Unitarians are fond of quoting the well-known affirmation of the Oneness of God, " Hear O Israel; the LORD our God is one LORD " (Deut. 6:4). But do the Unitarians take care to give the real meaning of this Scripture? Do they inform us of a most remarkable feature in the Hebrew language? It possesses no less than Three numbers:- Singular, one only; Dual, two only; Plural, three or more.
This is a most arresting feature of Hebrew grammar God, who gave speech to our first parents, must have designed this special plural for a very definite purpose. We can trace this most plainly in the verse we have just quoted. Bearing this in mind the verse reads thus: " Hear O Israel: The LORD [ Jehovah, singular] our God [Elohim, plural] is one LORD [ Jehovah, singular]." Here is an arresting statement of the Oneness of God, yet along with it care is equally taken to give a very clear and unmistakable intimation of the truth of the Holy Trinity,—Father, Son and Holy Spirit, One in Three, and Three in One, ONE GOD.
Indeed in the very first verse in the Bible the name for God is in the plural. We read, " In the beginning God [Elohim, plural] created [Sara, singular] the heaven and the earth." (Gen. 1:1). Does the Unitarian explain why the plural noun is followed by a singular verb, if it is not to convey the thought of plural unity—One in Three, and Three in One, ONE GOD?
There are two words in the Hebrew language which render the name of God in the plural: -
EL, singular; ELOHIM, plural, meaning Supremacy. ADON, singular; ADONAI, plural, meaning Lordship.
These two names for God in the plural are employed many hundreds of times throughout the Old Testament, and many more times than their corresponding words in the singular. Why are the eyes of Jews and Unitarians closed to the meaning of God's name being found so plentifully on the sacred page in the plural, sometimes followed by a singular verb, giving so unmistakably the thought of plural unity? Is it that " they willingly are ignorant " (2 Peter 3:5)?
The Prophet Isaiah employs Adonai, the second name for God in the plural, in a very striking way. It presents the fullest testimony found in the Old Testament to the truth of the Trinity of Divine Persons, yet ONE GOD. We read, " Come ye near unto Me, hear ye this: I have not spoken in secret from the beginning; from the time that it was, there AM I; and now the LORD [ Jehovah, singular] God [Adonai, plural], and His Spirit, hath sent Me." (Isa. 48:16).
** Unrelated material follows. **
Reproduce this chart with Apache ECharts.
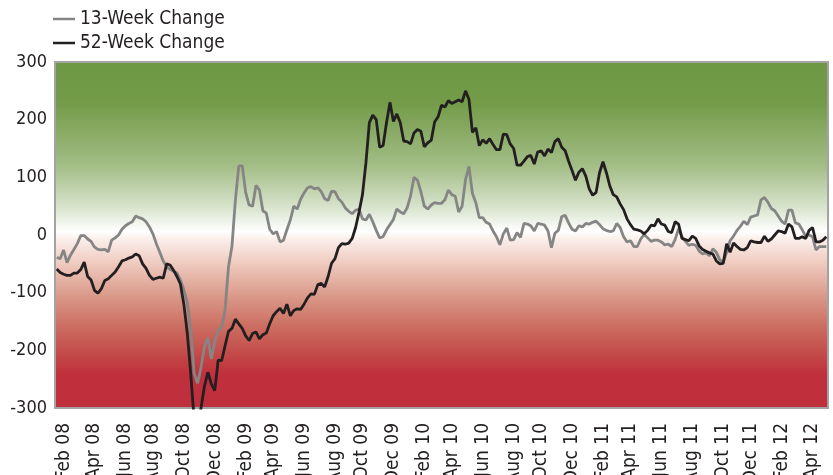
<!DOCTYPE html>
<html>
<head>
<meta charset="utf-8">
<script src="https://cdn.jsdelivr.net/npm/echarts@6/dist/echarts.min.js"></script>
<style>
  html, body { margin: 0; padding: 0; background: #fff; }
  #chart { width: 833px; height: 475px; }
</style>
</head>
<body>
<div id="chart"></div>
<script>
// weekly readings, first one taken Fri 18 Jan 2008
var firstWeek = '2008-01-18';
var monthNames = ['Jan', 'Feb', 'Mar', 'Apr', 'May', 'Jun', 'Jul', 'Aug', 'Sep', 'Oct', 'Nov', 'Dec'];

var change13 = [
  -39, -41, -26, -48, -35, -25, -15, -1, -1, -7,
  -11, -21, -25, -26, -25, -29, -9, -5, 0, 10,
  16, 20, 23, 33, 30, 28, 23, 14, 2, -15,
  -30, -45, -55, -60, -63, -66, -78, -95, -117, -160,
  -240, -257, -230, -193, -178, -215, -185, -165, -160, -130,
  -55, -20, 60, 120, 120, 74, 52, 50, 86, 78,
  42, 38, 10, 2, 6, -12, -9, 9, 26, 50,
  45, 62, 73, 82, 84, 80, 82, 75, 63, 60,
  76, 75, 63, 57, 47, 41, 37, 43, 45, 28,
  26, 36, 23, 8, -5, -3, 9, 18, 27, 45,
  40, 37, 47, 68, 100, 95, 75, 50, 45, 52,
  56, 55, 55, 61, 78, 70, 67, 40, 50, 96,
  119, 72, 56, 30, 30, 22, 19, 7, -3, -17,
  2, 12, -9, -8, 4, -4, 20, 19, 16, 7,
  20, 19, 17, 7, -22, 3, 8, 32, 34, 21,
  10, 7, 16, 14, 20, 19, 22, 24, 18, 11,
  8, 6, 7, 20, 13, -3, -12, -10, -20, -20,
  -7, 1, -5, -11, -9, -9, -12, -17, -16, -20,
  -8, 11, -3, -11, -18, -16, -18, -28, -33, -31,
  -36, -24, -30, -43, -48, -30, -10, -2, 8, 15,
  24, 18, 31, 33, 35, 61, 65, 57, 46, 42,
  33, 24, 19, 43, 43, 21, 19, 9, -2, 0,
  -3, -26, -20, -20, -20
];

var change52 = [
  -59, -65, -68, -70, -70, -66, -66, -60, -47, -72,
  -78, -96, -101, -93, -79, -76, -70, -64, -55, -45,
  -43, -40, -38, -33, -36, -50, -58, -70, -77, -75,
  -73, -75, -50, -52, -61, -72, -85, -120, -170, -240,
  -320, -340, -300, -262, -238, -258, -270, -217, -218, -192,
  -167, -162, -146, -154, -162, -175, -183, -171, -168, -180,
  -173, -170, -154, -140, -133, -127, -136, -120, -140, -131,
  -128, -129, -120, -109, -102, -103, -86, -84, -90, -72,
  -49, -41, -22, -15, -16, -14, -6, 13, 40, 70,
  125, 195, 208, 200, 152, 155, 195, 230, 197, 210,
  195, 163, 162, 158, 177, 183, 180, 153, 160, 164,
  196, 205, 225, 222, 233, 228, 231, 234, 231, 250,
  235, 178, 186, 155, 165, 159, 167, 157, 148, 148,
  175, 174, 158, 150, 121, 121, 128, 136, 138, 123,
  144, 146, 137, 149, 143, 162, 167, 152, 146, 128,
  112, 95, 109, 115, 102, 80, 69, 74, 108, 127,
  108, 85, 70, 66, 54, 44, 28, 18, 10, 9,
  7, 2, 8, 17, 16, 28, 19, 17, 6, 4,
  23, 19, -6, -8, -10, -2, -6, -19, -25, -28,
  -31, -33, -45, -50, -49, -15, -30, -14, -20, -25,
  -26, -22, -10, -12, -13, -13, -2, -11, -7, 0,
  7, 6, 3, 19, 14, -6, -6, -3, -6, 8,
  13, -12, -12, -9, -3
];

var weeks = [];
var d0 = new Date(firstWeek + 'T00:00:00Z').getTime();
for (var i = 0; i < change13.length; i++) {
  weeks.push(new Date(d0 + i * 7 * 86400000).toISOString().slice(0, 10));
}

// label the first week of every even month: "Feb 08"
function weekLabel(s) {
  var m = +s.slice(5, 7), day = +s.slice(8, 10);
  if (m % 2 === 0 && day <= 7) return monthNames[m - 1] + ' ' + s.slice(2, 4);
  return '';
}

var font = "'Liberation Sans Narrow', 'DejaVu Sans Condensed', sans-serif";
var chart = echarts.init(document.getElementById('chart'));

var option = {
  animation: false,
  backgroundColor: '#fff',
  legend: {
    orient: 'vertical',
    left: 48,
    top: 2,
    icon: 'rect',
    itemWidth: 22,
    itemHeight: 2.5,
    itemGap: 0,
    textStyle: { fontFamily: font, fontSize: 19, color: '#231f20', lineHeight: 24 },
    data: ['13-Week Change', '52-Week Change']
  },
  grid: {
    left: 55,
    right: 5,
    top: 62,
    bottom: 67,
    outerBoundsMode: 'none',
    containLabel: false,
    show: true,
    borderColor: '#a3a3a3',
    borderWidth: 2,
    backgroundColor: new echarts.graphic.LinearGradient(0, 0, 0, 1, [
      { offset: 0, color: '#6d9844' },
      { offset: 0.12, color: '#739b48' },
      { offset: 0.3, color: '#a3bd86' },
      { offset: 0.42, color: '#d8e3cc' },
      { offset: 0.49, color: '#ffffff' },
      { offset: 0.51, color: '#fbf0ec' },
      { offset: 0.58, color: '#efcbc0' },
      { offset: 0.67, color: '#db9c8c' },
      { offset: 0.76, color: '#cc6f62' },
      { offset: 0.85, color: '#c34747' },
      { offset: 0.9, color: '#c0303c' },
      { offset: 1, color: '#c0303c' }
    ])
  },
  xAxis: {
    type: 'category',
    data: weeks,
    boundaryGap: true,
    axisLine: { show: false },
    axisTick: { show: false },
    axisLabel: {
      rotate: 90,
      margin: 15,
      fontFamily: font,
      fontSize: 19,
      color: '#231f20',
      interval: function (index, value) { return weekLabel(value) !== ''; },
      formatter: weekLabel
    }
  },
  yAxis: {
    type: 'value',
    min: -300,
    max: 300,
    interval: 100,
    axisLine: { show: false },
    axisTick: { show: false },
    splitLine: { show: false },
    axisLabel: { fontFamily: font, fontSize: 18, color: '#231f20', margin: 8 }
  },
  series: [
    {
      name: '13-Week Change',
      type: 'line',
      data: change13,
      symbol: 'none',
      color: '#858585',
      lineStyle: { color: '#858585', width: 2.8 },
      z: 2
    },
    {
      name: '52-Week Change',
      type: 'line',
      data: change52,
      symbol: 'none',
      color: '#231f20',
      lineStyle: { color: '#231f20', width: 2.8 },
      z: 3
    }
  ]
};
chart.setOption(option);
</script>
</body>
</html>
Here we have One presented to us as " from the beginning," a clear assertion of Deity, seeing that God alone has neither beginning nor end. Again, this One introduces Himself as the " I AM," the self-existent One, the Jehovah of the Old Testament, the One, who was, and is, and ever will be, THE ETERNAL. The plural here embraces Three Persons, yet one God—(1) The LORD God; (2) His Spirit; (3) The Sent One. It surely cannot be a chance coincidence that our Lord when here on earth spoke of Himself repeatedly as THE SENT ONE OF THE FATHER.
No less than twenty-seven times as recorded in the Gospel of John, thrice within the compass of three verses (John 6:38-40), does the Lord refer to Himself as the Sent One of the Father. How intensely precious must this thought have been to Him, when the announcement of it was so often on His lips. What a testimony! Could prophecy and fulfillment more strikingly meet?
When John the Baptist, forerunner of our Lord (Isa. 40: 3-5) was baptizing our Lord in the waters of the Jordan, he heard the voice of the Father from heaven, saying, " This is My beloved Son, in whom I am well pleased." (Matt. 3:17); and saw the Holy Spirit of God descending like a dove upon Him, the Sent One of the Father. Here we have a most beautiful presentation of the truth of the blessed Trinity—Father, Son and Holy Spirit, ONE GOD.
And why should the formula used in Christian baptism be in the Threefold name of the Father, and of the Son and of the Holy Ghost (Matt. 28:19)? If God the Father were alone God, would you expect Him to share His ineffable glory with any of His creatures? How understandable and harmonious, however, it is when there is presented to us the name of the Threefold God—Father, Son and Holy Ghost, Three in One, and One in Three, ONE GOD.
And why should the beautiful benediction link together the same three names. " The grace of the Lord Jesus Christ, and the love of God, and the communion of the Holy Ghost, be with you all, Amen." (2 Cor. 13:14)?
And why should the Apostle Peter link up the same three names when we read, " Elect according to the foreknowledge of God the Father, through sanctification of the Spirit, unto obedience and sprinkling of the blood of Jesus Christ " (1 Peter 1:2)? Is there not set before us the truth of the Holy Trinity? Blind must be the person, who fails to see this.